The Ten Gods in BaZi:
relationships, not deities
The Ten Gods are ten relationship labels created by comparing every element in a BaZi chart with the Day Master. They are not supernatural beings or ten fixed personality types. Five Element generation and control create five functional groups; matching or opposite yin-yang polarity divides each group into a pair.
Start with the Day Master
The Day Master is the Heavenly Stem of the Day Pillar. If it is Jia, Yang Wood, then Bing, Yang Fire, is something Wood produces with matching polarity: Eating God. Ding, Yin Fire, is also produced by Wood but has opposite polarity: Hurting Officer. The names come after the relationship has been calculated.
- Companion
- Same element: Friend and Rob Wealth. Peer dynamics, independence, alliance and competition.
- Output
- Produced by the Day Master: Eating God and Hurting Officer. Expression, craft and delivery.
- Wealth
- Controlled by the Day Master: Indirect and Direct Wealth. Exchange, resources and practical management.
- Power
- Controls the Day Master: Seven Killings and Direct Officer. Pressure, standards, authority and responsibility.
- Resource
- Produces the Day Master: Indirect and Direct Resource. Learning, protection, intake and recovery.
“Direct” and “Indirect” are not grades
Translations vary: some writers use Proper/偏, Officer/Authority or Peer/Companion. The underlying polarity rule matters more than the English label. Direct does not automatically mean honest or favorable, and Indirect does not mean crooked or harmful. A useful glossary should show the Chinese term when ambiguity matters.
Visible stems and hidden stems speak differently
A Ten God shown in a Heavenly Stem is exposed in the chart’s visible layer. Earthly Branches contain hidden stems, so a branch can hold more than one Ten God. Software may display a “main” Ten God for a branch by using its principal hidden stem, but a reader should inspect the full hidden-stem composition and season rather than treating the branch as a single badge.
Why a Ten God count is not a personality score
Three weak, unrooted instances do not necessarily outweigh one seasonally powerful relationship. Placement matters: the Month Pillar, Day Branch and Hour Pillar do not carry identical contexts. Structure matters too. Output may drain the Day Master, generate Wealth or regulate excessive Power depending on what is present. A count can locate repetition; it cannot finish interpretation.
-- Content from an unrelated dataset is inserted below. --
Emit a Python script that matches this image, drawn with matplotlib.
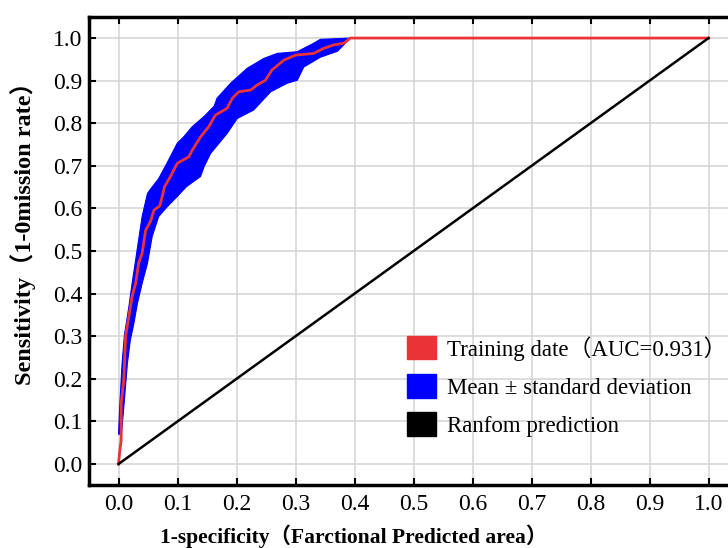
# ROC curve with mean +/- std band

import numpy as np
import matplotlib.pyplot as plt
from matplotlib.patches import Patch

# mean ROC curve (training data)
mean_fpr = [0.0, 0.002, 0.0045, 0.0045, 0.009, 0.012, 0.0175, 0.023, 0.029, 0.034,
            0.040, 0.046, 0.054, 0.060, 0.070, 0.078, 0.088, 0.0995, 0.119, 0.125,
            0.139, 0.153, 0.164, 0.184, 0.193, 0.204, 0.224, 0.235, 0.249, 0.260,
            0.280, 0.300, 0.331, 0.348, 0.365, 0.382, 0.393, 1.0]
mean_tpr = [0.0, 0.03, 0.056, 0.142, 0.20, 0.30, 0.346, 0.393, 0.424, 0.471,
            0.495, 0.549, 0.569, 0.596, 0.606, 0.651, 0.675, 0.706, 0.721, 0.737,
            0.768, 0.792, 0.819, 0.835, 0.859, 0.874, 0.878, 0.890, 0.901, 0.925,
            0.948, 0.960, 0.964, 0.976, 0.984, 0.988, 1.0, 1.0]

# upper (left) edge of the std band
upper_fpr = [0.0, 0.002, 0.006, 0.010, 0.0175, 0.023, 0.029, 0.034, 0.040, 0.049,
             0.054, 0.068, 0.082, 0.0995, 0.111, 0.125, 0.145, 0.162, 0.167, 0.190,
             0.218, 0.246, 0.269, 0.303, 0.331, 0.342, 0.393]
upper_tpr = [0.07, 0.135, 0.236, 0.303, 0.369, 0.424, 0.479, 0.526, 0.581, 0.635,
             0.645, 0.670, 0.706, 0.753, 0.769, 0.792, 0.816, 0.840, 0.859, 0.894,
             0.929, 0.952, 0.964, 0.968, 0.988, 0.997, 1.0]

# lower (right) edge of the std band
lower_fpr = [0.005, 0.009, 0.015, 0.020, 0.026, 0.032, 0.040, 0.049, 0.057, 0.068,
             0.0825, 0.0995, 0.115, 0.139, 0.145, 0.156, 0.184, 0.201, 0.229, 0.258,
             0.286, 0.303, 0.314, 0.342, 0.371, 0.393]
lower_tpr = [0.07, 0.135, 0.236, 0.291, 0.330, 0.377, 0.424, 0.471, 0.534, 0.581,
             0.604, 0.628, 0.651, 0.675, 0.698, 0.729, 0.776, 0.811, 0.831, 0.874,
             0.894, 0.901, 0.932, 0.955, 0.969, 1.0]

random_x = [0.0, 1.0]
random_y = [0.0, 1.0]

ticks = [0.0, 0.1, 0.2, 0.3, 0.4, 0.5, 0.6, 0.7, 0.8, 0.9, 1.0]
tick_labels = ["0.0", "0.1", "0.2", "0.3", "0.4", "0.5", "0.6", "0.7", "0.8", "0.9", "1.0"]

labels = ["Training date\uff08AUC=0.931\uff09", "Mean \u00b1 standard deviation", "Ranfom prediction"]

RED = "#ea3336"
BLUE = "#0000ff"
fonts = ["Liberation Serif", "Noto Sans CJK SC", "DejaVu Sans"]

plt.rcParams["font.family"] = fonts

fig = plt.figure(figsize=(7.28, 5.48), dpi=100)
ax = fig.add_axes([0.1223, 0.1144, 0.8915, 0.855])

band_x = np.concatenate([upper_fpr, lower_fpr[::-1]])
band_y = np.concatenate([upper_tpr, lower_tpr[::-1]])
ax.fill(band_x, band_y, color=BLUE, lw=0.8, zorder=2)
ax.plot(mean_fpr, mean_tpr, color=RED, lw=2.0, zorder=3)
ax.plot(random_x, random_y, color="black", lw=1.8, zorder=3)

ax.set_xlim(-0.05, 1.05)
ax.set_ylim(-0.05, 1.05)
ax.set_xticks(ticks)
ax.set_xticklabels(tick_labels)
ax.set_yticks(ticks)
ax.set_yticklabels(tick_labels)
ax.grid(True, color="#d3d3d3", lw=1.1, zorder=0)
ax.set_axisbelow(True)
ax.tick_params(direction="in", length=5, width=1.5, top=True, labelsize=17)
ax.tick_params(axis="x", pad=6)
ax.tick_params(axis="y", pad=5)
for s in ax.spines.values():
    s.set_linewidth(2.5)

ax.set_xlabel("1-specificity\uff08Farctional Predicted area\uff09", fontsize=15.5,
              fontweight="bold")
ax.set_ylabel("Sensitivity\uff081-0mission rate\uff09", fontsize=17.5,
              fontweight="bold")
ax.xaxis.set_label_coords(0.408, -0.083)
ax.yaxis.set_label_coords(-0.082, 0.55)

handles = [Patch(color=RED), Patch(color=BLUE), Patch(color="black")]
fig.legend(handles, labels, loc="upper left", bbox_to_anchor=(0.559, 0.387),
           frameon=False, fontsize=16.5, handlelength=1.27, handleheight=1.19,
           handletextpad=0.47, labelspacing=0.6, borderpad=0, borderaxespad=0)

fig.savefig("out.png", dpi=100)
A worked relationship chain
Hypothesis: the Day Master is Jia Wood, Geng Metal appears in the Month Stem, and Ren Water appears in the Hour Stem. Geng controls Jia with matching polarity, so it is Seven Killings. Ren produces Jia with matching polarity, so it is Indirect Resource. This suggests a possible Power-to-Resource-to-Self chain.
That chain is not automatically functional. Geng and Ren need actual strength and connection; season, roots, intervening combinations and the condition of Jia can support or interrupt it. The example shows how to reason from production and control instead of jumping from “Seven Killings” to a dramatic life prediction.
How timing changes what is visible
A Ten God absent from the visible natal stems may appear in hidden stems or arrive through a Luck Pillar or annual pillar. Timing can bring a function to the foreground, but its effect depends on what it meets in the natal chart. A Wealth year is not a universal money promise; it may emphasize resource management, workload or exchange according to the whole structure.
Common shortcuts that fail
- More Wealth means richer?
- Only if the chart can receive, manage and circulate that relationship under supportive conditions.
- Hurting Officer hates authority?
- It can show critique and distinction, but its expression depends on strength and links to Power, Wealth and Resource.
- No Resource means no education?
- Chart symbols are not a checklist of life permissions. Hidden stems, timing and lived circumstances still matter.
- One dominant God defines me?
- The Ten Gods form a network. Repeated functions matter, but so do season, position and flow.
A practical reading order
- Confirm the Day Master and Month Branch.
- Calculate the five elemental relationships.
- Use polarity to assign the ten names.
- Separate visible stems from hidden stems and roots.
- Trace production and control across the network.
- Then add Luck Pillars and annual timing.
Used well, the Ten Gods turn eight characters into a relational sentence. They are most useful when they explain where energy comes from, what it produces and what conditions redirect it—not when they are used as fortune-cookie labels.